SKB has chosen a method and a location for
the final repository for the spent nuclear fuel.
The method entails encapsulating the nuclear
fuel in copper canisters. The canisters are
then placed in the bedrock under Forsmark
at a depth of approximately 500 meters,
embedded in bentonite clay. After many years, when the deposition work is finished, the tunnels and rock chambers are sealed.
The final repository will be a comprehensive facility with strict reliability and cost effectiveness requirements for many years. Meeting these requirements requires a well-developed maintenance concept, as well as a life cycle perspective in the development of all the machines and equipment needed for the final repository.
On behalf of SKB, Systecon completed an initial study of the maintenance concept for the would-be final repository of spent nuclear fuel. The assignment involved the strategic maintenance analysis of machines and equipment, for the purpose of identifying and evaluating the requirements for deciding if maintenance should be performed above or under ground, and whether it should be carried out internally or outsourced to maintenance suppliers/contractors.
The maintenance analysis data produced information that was compiled and calculated with the LCC application CATLOC, a tool for life cycle cost calculations developed by Systecon. Changes in the maintenance setup and/or structure can be quickly modeled, so that the application can process and analyze future potential changes in the final repository.

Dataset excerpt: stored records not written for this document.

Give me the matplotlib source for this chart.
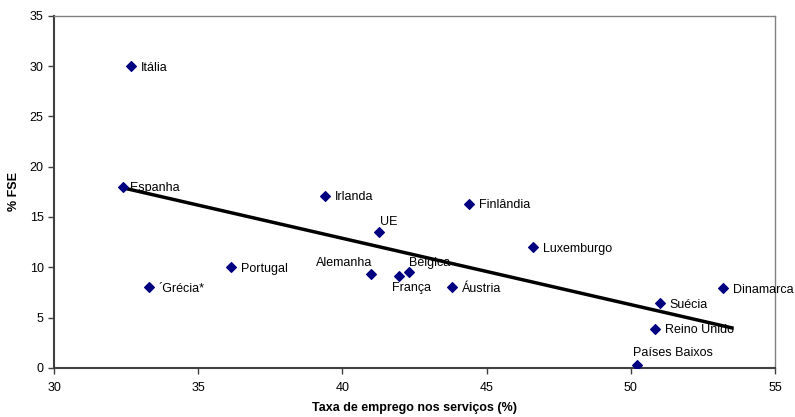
import numpy as np
import matplotlib.pyplot as plt

plt.rcParams['font.family'] = ['Liberation Sans', 'DejaVu Sans']

# Employment in services (%) vs. share of ESF (%), by country
paises = ['Itália', 'Espanha', 'Irlanda', 'UE', 'Finlândia', 'Luxemburgo',
          'Portugal', '´Grécia*', 'Alemanha', 'França', 'Bélgica', 'Áustria',
          'Dinamarca', 'Suécia', 'Reino Unido', 'Países Baixos']
servicos = [32.67, 32.4, 39.4, 41.25, 44.4, 46.6,
            36.15, 33.3, 41.0, 41.95, 42.3, 43.8,
            53.2, 51.0, 50.85, 50.2]
fse = [30.0, 18.0, 17.1, 13.5, 16.3, 12.0,
       10.0, 8.0, 9.3, 9.1, 9.5, 8.0,
       7.9, 6.4, 3.9, 0.3]

# label offsets in points (dx, dy) and alignment
offsets = {
    'Alemanha': (1, 4, 'right', 'bottom'),
    'Bélgica': (0, 2, 'left', 'bottom'),
    'França': (-5, -4, 'left', 'top'),
    'UE': (1, 3, 'left', 'bottom'),
    'Países Baixos': (-3, 4, 'left', 'bottom'),
    'Espanha': (5, -1, 'left', 'center'),
}

fig, ax = plt.subplots(figsize=(7.95, 4.17), dpi=100)
fig.subplots_adjust(left=0.068, right=0.975, top=0.962, bottom=0.118)

ax.scatter(servicos, fse, marker='D', s=24, color='#000080', zorder=3)

for nome, x, y in zip(paises, servicos, fse):
    dx, dy, ha, va = offsets.get(nome, (7, -1, 'left', 'center'))
    ax.annotate(nome, (x, y), xytext=(dx, dy), textcoords='offset points',
                ha=ha, va=va, fontsize=9, color='black', zorder=4)

# linear trend line over the data range
coef = np.polyfit(servicos, fse, 1)
xs = np.array([min(servicos), max(servicos) + 0.3])
ax.plot(xs, np.polyval(coef, xs), color='black', lw=2.5, zorder=2)

ax.set_xlim(30, 55)
ax.set_ylim(0, 35)
ax.set_xticks(range(30, 56, 5))
ax.set_yticks(range(0, 36, 5))
ax.tick_params(labelsize=9, length=4, width=1, direction='out', color='#404040')
ax.tick_params(axis='x', pad=6)

for side in ['top', 'right']:
    ax.spines[side].set_color('#808080')
    ax.spines[side].set_linewidth(1)
for side in ['left', 'bottom']:
    ax.spines[side].set_color('#404040')
    ax.spines[side].set_linewidth(1.5)

ax.set_xlabel('Taxa de emprego nos serviços (%)', fontsize=9, fontweight='bold', labelpad=6)
ax.set_ylabel('% FSE', fontsize=9, fontweight='bold', labelpad=7)

fig.savefig('out.png', dpi=100)
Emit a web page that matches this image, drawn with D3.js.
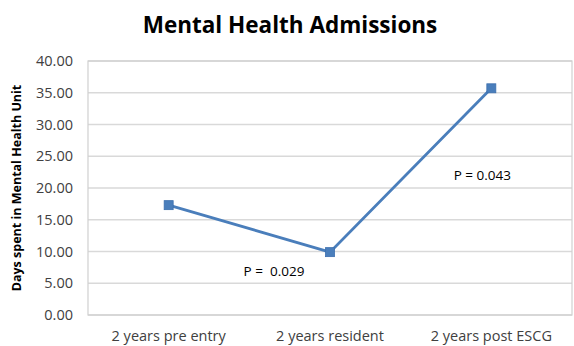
<!DOCTYPE html>
<html><head><meta charset="utf-8">
<script src="https://cdn.jsdelivr.net/npm/d3@7"></script>
<style>body{margin:0;background:#fff}svg{display:block}</style>
</head><body>
<svg id="c" width="574" height="346"></svg>
<script>
const categories = ["2 years pre entry", "2 years resident", "2 years post ESCG"];
const values = [17.3, 9.9, 35.7];
const yTicks = [0, 5, 10, 15, 20, 25, 30, 35, 40];
const annotations = [
  {between: [0, 1], text: "P =  0.029"},
  {between: [1, 2], text: "P = 0.043"}
];
const title = "Mental Health Admissions";
const yTitle = "Days spent in Mental Health Unit";

const svg = d3.select("#c");
const m = {l: 88, r: 2, t: 61, b: 31};
const W = 574, H = 346;
const x = d3.scaleBand().domain(categories).range([m.l, W - m.r]);
const y = d3.scaleLinear().domain([0, 40]).range([H - m.b, m.t]);
const font = "'Open Sans', 'Liberation Sans', sans-serif";

// gridlines
svg.append("g").selectAll("line").data(yTicks).join("line")
  .attr("x1", m.l).attr("x2", W - m.r)
  .attr("y1", d => y(d)).attr("y2", d => y(d))
  .attr("stroke", "#d9d9d9").attr("stroke-width", 1.5);
// frame
svg.append("rect").attr("x", m.l).attr("y", y(40)).attr("width", W - m.r - m.l)
  .attr("height", y(0) - y(40)).attr("fill", "none").attr("stroke", "#d0d0d0").attr("stroke-width", 1.2);

// y axis
const ya = svg.append("g").attr("transform", `translate(${m.l},0)`)
  .call(d3.axisLeft(y).tickValues(yTicks).tickFormat(d3.format(".2f")).tickSize(0).tickPadding(15));
ya.select(".domain").remove();
ya.selectAll("text").attr("font-family", font).attr("font-size", 14.5).attr("fill", "#404040");

// x axis
const xa = svg.append("g").attr("transform", `translate(0,${y(0)})`)
  .call(d3.axisBottom(x).tickSize(0).tickPadding(16));
xa.select(".domain").remove();
xa.selectAll("text").attr("font-family", font).attr("font-size", 14.5).attr("fill", "#404040");

// line
const cx = d => x(d) + x.bandwidth() / 2;
svg.append("path").datum(values)
  .attr("d", d3.line().x((d, i) => cx(categories[i])).y(d => y(d)))
  .attr("fill", "none").attr("stroke", "#4a7ebb").attr("stroke-width", 2.8);
svg.append("g").selectAll("rect").data(values).join("rect")
  .attr("x", (d, i) => cx(categories[i]) - 4.5).attr("y", d => y(d) - 4.5)
  .attr("width", 9).attr("height", 9).attr("fill", "#4a7ebb").attr("stroke", "#3c6fae").attr("stroke-width", 0.8);

// annotations
const annPos = [{dx: -56, v: 6.7}, {dx: -9, v: 21.8}];
svg.append("g").selectAll("text").data(annotations).join("text")
  .attr("x", (d, i) => cx(categories[d.between[1]]) + annPos[i].dx)
  .attr("y", (d, i) => y(annPos[i].v))
  .attr("text-anchor", "middle").attr("dominant-baseline", "middle")
  .attr("font-family", font).attr("font-size", 13.5).attr("fill", "#000")
  .style("white-space", "pre").attr("xml:space", "preserve")
  .text(d => d.text);

// title
svg.append("text").attr("x", 290).attr("y", 33).attr("text-anchor", "middle")
  .attr("font-family", font).attr("font-weight", "bold").attr("font-size", 22.5).attr("fill", "#000")
  .text(title);
// y title
svg.append("text").attr("transform", `translate(21,${(y(0) + y(40)) / 2}) rotate(-90)`)
  .attr("text-anchor", "middle").attr("font-family", font).attr("font-weight", "bold")
  .attr("font-size", 12.5).attr("fill", "#000").text(yTitle);
</script>
</body></html>
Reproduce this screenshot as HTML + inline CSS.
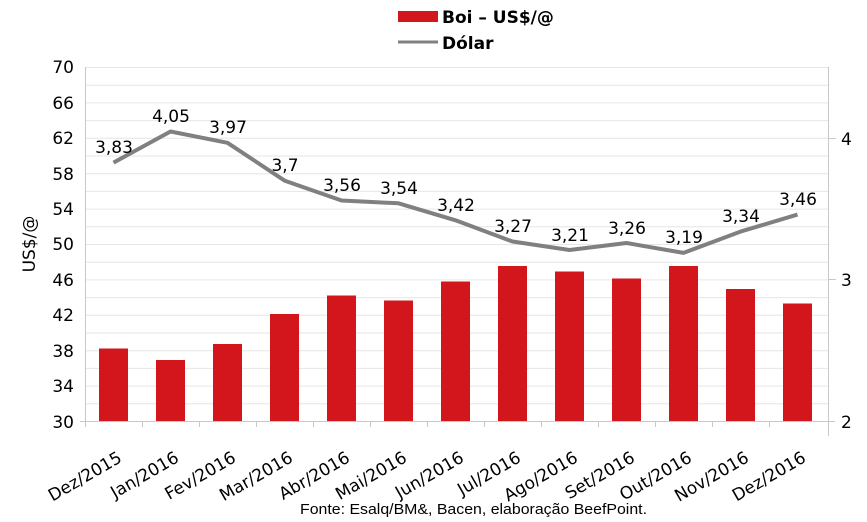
<!DOCTYPE html>
<html><head><meta charset="utf-8"><style>
html,body{margin:0;padding:0;background:#fff;}
svg{display:block;}
text{font-family:"DejaVu Sans",Verdana,sans-serif;fill:#000;}
</style></head><body>
<svg width="867" height="522" viewBox="0 0 867 522" xmlns="http://www.w3.org/2000/svg">
<g stroke="#e6e6e6" stroke-width="1">
<line x1="85" x2="828" y1="67.5" y2="67.5"/><line x1="85" x2="828" y1="85.2" y2="85.2"/><line x1="85" x2="828" y1="102.9" y2="102.9"/><line x1="85" x2="828" y1="120.6" y2="120.6"/><line x1="85" x2="828" y1="138.3" y2="138.3"/><line x1="85" x2="828" y1="156" y2="156"/><line x1="85" x2="828" y1="173.7" y2="173.7"/><line x1="85" x2="828" y1="191.4" y2="191.4"/><line x1="85" x2="828" y1="209.1" y2="209.1"/><line x1="85" x2="828" y1="226.8" y2="226.8"/><line x1="85" x2="828" y1="244.5" y2="244.5"/><line x1="85" x2="828" y1="262.2" y2="262.2"/><line x1="85" x2="828" y1="279.9" y2="279.9"/><line x1="85" x2="828" y1="297.6" y2="297.6"/><line x1="85" x2="828" y1="315.3" y2="315.3"/><line x1="85" x2="828" y1="333" y2="333"/><line x1="85" x2="828" y1="350.7" y2="350.7"/><line x1="85" x2="828" y1="368.4" y2="368.4"/><line x1="85" x2="828" y1="386.1" y2="386.1"/><line x1="85" x2="828" y1="403.8" y2="403.8"/>
</g>
<g stroke="#c8c8c8" stroke-width="1">
<line x1="85.5" x2="85.5" y1="67" y2="421"/><line x1="828.5" x2="828.5" y1="67" y2="436"/>
<line x1="80" x2="835" y1="421.5" y2="421.5"/>
<line x1="85.5" x2="85.5" y1="421" y2="427"/><line x1="142.5" x2="142.5" y1="421" y2="427"/><line x1="199.5" x2="199.5" y1="421" y2="427"/><line x1="256.5" x2="256.5" y1="421" y2="427"/><line x1="313.5" x2="313.5" y1="421" y2="427"/><line x1="370.5" x2="370.5" y1="421" y2="427"/><line x1="427.5" x2="427.5" y1="421" y2="427"/><line x1="484.5" x2="484.5" y1="421" y2="427"/><line x1="541.5" x2="541.5" y1="421" y2="427"/><line x1="598.5" x2="598.5" y1="421" y2="427"/><line x1="655.5" x2="655.5" y1="421" y2="427"/><line x1="712.5" x2="712.5" y1="421" y2="427"/><line x1="769.5" x2="769.5" y1="421" y2="427"/>
<line x1="828" x2="836" y1="138.5" y2="138.5"/><line x1="828" x2="836" y1="279.5" y2="279.5"/>
</g>
<g font-size="17" text-anchor="end">
<text x="74" y="73">70</text><text x="74" y="109">66</text><text x="74" y="144">62</text><text x="74" y="180">58</text><text x="74" y="215">54</text><text x="74" y="250">50</text><text x="74" y="286">46</text><text x="74" y="321">42</text><text x="74" y="357">38</text><text x="74" y="392">34</text><text x="74" y="428">30</text>
</g>
<g font-size="17"><text x="841" y="145">4</text><text x="841" y="286">3</text><text x="841" y="428">2</text></g>
<text font-size="17" transform="translate(35,244) rotate(-90)" text-anchor="middle">US$/@</text>
<g fill="#d2161c">
<rect x="99" y="348.5" width="29" height="72.5"/>
<rect x="156" y="360" width="29" height="61"/>
<rect x="213" y="344" width="29" height="77"/>
<rect x="270" y="314" width="29" height="107"/>
<rect x="327" y="295.5" width="29" height="125.5"/>
<rect x="384" y="300.5" width="29" height="120.5"/>
<rect x="441" y="281.5" width="29" height="139.5"/>
<rect x="498" y="266" width="29" height="155"/>
<rect x="555" y="271.5" width="29" height="149.5"/>
<rect x="612" y="278.5" width="29" height="142.5"/>
<rect x="669" y="266" width="29" height="155"/>
<rect x="726" y="289" width="29" height="132"/>
<rect x="783" y="303.5" width="29" height="117.5"/>
</g>
<polyline fill="none" stroke="#808080" stroke-width="4" stroke-linejoin="round" points="113.5,162.6 170.5,131.5 227.5,142.8 284.5,180.6 341.5,200.5 398.5,203.3 455.5,220.3 512.5,241.5 569.5,250 626.5,243 683.5,252.9 740.5,231.6 797.5,214.6"/>
<g font-size="17" text-anchor="middle">
<text x="114" y="153">3,83</text><text x="171" y="122">4,05</text><text x="228" y="133">3,97</text><text x="285" y="171">3,7</text><text x="342" y="191">3,56</text><text x="399" y="194">3,54</text><text x="456" y="211">3,42</text><text x="513" y="232">3,27</text><text x="570" y="241">3,21</text><text x="627" y="234">3,26</text><text x="684" y="243">3,19</text><text x="741" y="222">3,34</text><text x="798" y="205">3,46</text>
</g>
<g font-size="17" text-anchor="end">
<text transform="translate(123,461) rotate(-30)">Dez/2015</text>
<text transform="translate(180,461) rotate(-30)">Jan/2016</text>
<text transform="translate(237,461) rotate(-30)">Fev/2016</text>
<text transform="translate(294,461) rotate(-30)">Mar/2016</text>
<text transform="translate(351,461) rotate(-30)">Abr/2016</text>
<text transform="translate(408,461) rotate(-30)">Mai/2016</text>
<text transform="translate(465,461) rotate(-30)">Jun/2016</text>
<text transform="translate(522,461) rotate(-30)">Jul/2016</text>
<text transform="translate(579,461) rotate(-30)">Ago/2016</text>
<text transform="translate(636,461) rotate(-30)">Set/2016</text>
<text transform="translate(693,461) rotate(-30)">Out/2016</text>
<text transform="translate(750,461) rotate(-30)">Nov/2016</text>
<text transform="translate(807,461) rotate(-30)">Dez/2016</text>
</g>
<rect x="398" y="11" width="40" height="11" fill="#d2161c"/>
<line x1="398" x2="438" y1="42" y2="42" stroke="#808080" stroke-width="3"/>
<text x="442" y="23" font-size="17" font-weight="bold">Boi – US$/@</text>
<text x="442" y="49" font-size="17" font-weight="bold">Dólar</text>
<text x="300" y="514" font-size="15" textLength="347" lengthAdjust="spacingAndGlyphs" style="font-family:'Liberation Sans',Arial,sans-serif">Fonte: Esalq/BM&amp;, Bacen, elaboração BeefPoint.</text>
</svg>
</body></html>
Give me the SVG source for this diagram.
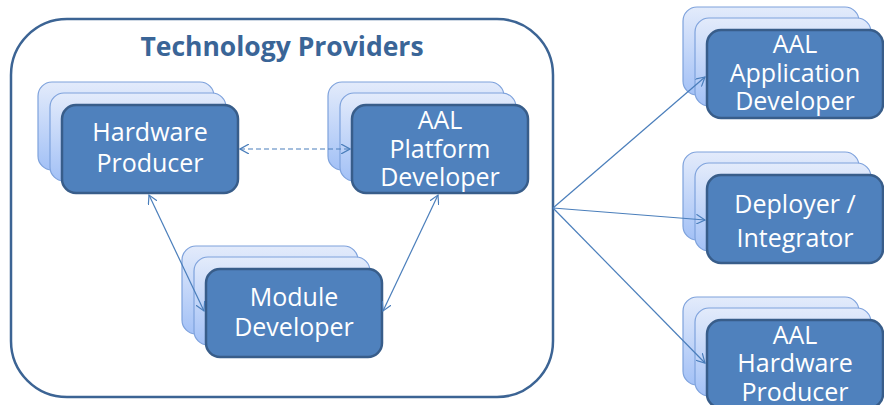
<svg xmlns="http://www.w3.org/2000/svg" width="884" height="405" viewBox="0 0 884 405">
<defs>
<linearGradient id="bg" x1="0" y1="0" x2="0" y2="1">
<stop offset="0" stop-color="#e3ebfb"/>
<stop offset="1" stop-color="#a3c1f6"/>
</linearGradient>
<marker id="arr" viewBox="0 0 10 10" refX="9" refY="5" markerWidth="10" markerHeight="10" markerUnits="userSpaceOnUse" orient="auto-start-reverse">
<path d="M0,0 L9,5 L0,10" fill="none" stroke="#4a7ebb" stroke-width="1.2"/>
</marker>
<g id="stack">
<rect x="-24" y="-23" width="176" height="88" rx="14" class="back"/>
<rect x="-12" y="-12" width="176" height="88" rx="14" class="back"/>
<rect x="0" y="0" width="176" height="88" rx="14" class="front"/>
</g>
</defs>
<style>
.back{fill:url(#bg);stroke:#7ea2dc;stroke-width:1.2}
.front{fill:#4f81bd;stroke:#385d8a;stroke-width:2.5}
.lbl{font-family:"Open Sans","Liberation Sans",sans-serif;font-size:25px;fill:#ffffff;text-anchor:middle}
.ttl{font-family:"Open Sans","Liberation Sans",sans-serif;font-size:26.5px;font-weight:bold;fill:#3a6597;text-anchor:middle}
.con{fill:none;stroke:#4a7ebb;stroke-width:1.2}
</style>
<rect width="884" height="405" fill="#ffffff"/>
<g id="container">
<rect x="11" y="19" width="542" height="378" rx="56" fill="#ffffff" stroke="#3c6494" stroke-width="2.5"/>
<text class="ttl" x="282" y="56">Technology Providers</text>
</g>
<g id="hardware-producer">
<use href="#stack" x="62" y="105"/>
<text class="lbl" x="150" y="141">Hardware</text>
<text class="lbl" x="150" y="172">Producer</text>
</g>
<g id="aal-platform-developer">
<use href="#stack" x="352" y="105"/>
<text class="lbl" x="440" y="129">AAL</text>
<text class="lbl" x="440" y="158">Platform</text>
<text class="lbl" x="440" y="186">Developer</text>
</g>
<g id="module-developer">
<use href="#stack" x="206" y="269"/>
<text class="lbl" x="294" y="306">Module</text>
<text class="lbl" x="294" y="336">Developer</text>
</g>
<g id="aal-application-developer">
<use href="#stack" x="707" y="30"/>
<text class="lbl" x="795" y="53">AAL</text>
<text class="lbl" x="795" y="82">Application</text>
<text class="lbl" x="795" y="110">Developer</text>
</g>
<g id="deployer-integrator">
<use href="#stack" x="707" y="175"/>
<text class="lbl" x="795" y="213">Deployer /</text>
<text class="lbl" x="795" y="247">Integrator</text>
</g>
<g id="aal-hardware-producer">
<use href="#stack" x="707" y="320"/>
<text class="lbl" x="795" y="344">AAL</text>
<text class="lbl" x="795" y="372">Hardware</text>
<text class="lbl" x="795" y="401">Producer</text>
</g>
<g id="connectors">
<line class="con" x1="240" y1="149" x2="350" y2="149" stroke-dasharray="5,3" marker-start="url(#arr)" marker-end="url(#arr)"/>
<line class="con" x1="149" y1="195" x2="204" y2="311" marker-start="url(#arr)" marker-end="url(#arr)"/>
<line class="con" x1="438" y1="195" x2="383" y2="311" marker-start="url(#arr)" marker-end="url(#arr)"/>
<line class="con" x1="553" y1="208" x2="705" y2="77" marker-end="url(#arr)"/>
<line class="con" x1="553" y1="208" x2="705" y2="220" marker-end="url(#arr)"/>
<line class="con" x1="553" y1="208" x2="705" y2="363" marker-end="url(#arr)"/>
</g>
</svg>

All results obtained can then conveniently be evaluated using different sensitivity analysis tools in CATLOC. The study resulted in a proposed final repository maintenance concept that includes the costs of performing the maintenance.
Together with SKB, Systecon developed a general work process in order to get an overall perspective from the outset in the development of machines and equipment. Focus was on reliablity and LCC. Systematic requirements management and configuration management then provide control over the technical systems throughout the life cycle by identifying a baseline and then control the changes in technology, software and documentation.
By analyzing the reliability and LCC early in development, the problem areas are quickly identified and analyzed. Thus, measures may be introduced early and at significantly lower cost than if the problems are discovered during operation, while minimizing future costs for the repository is large.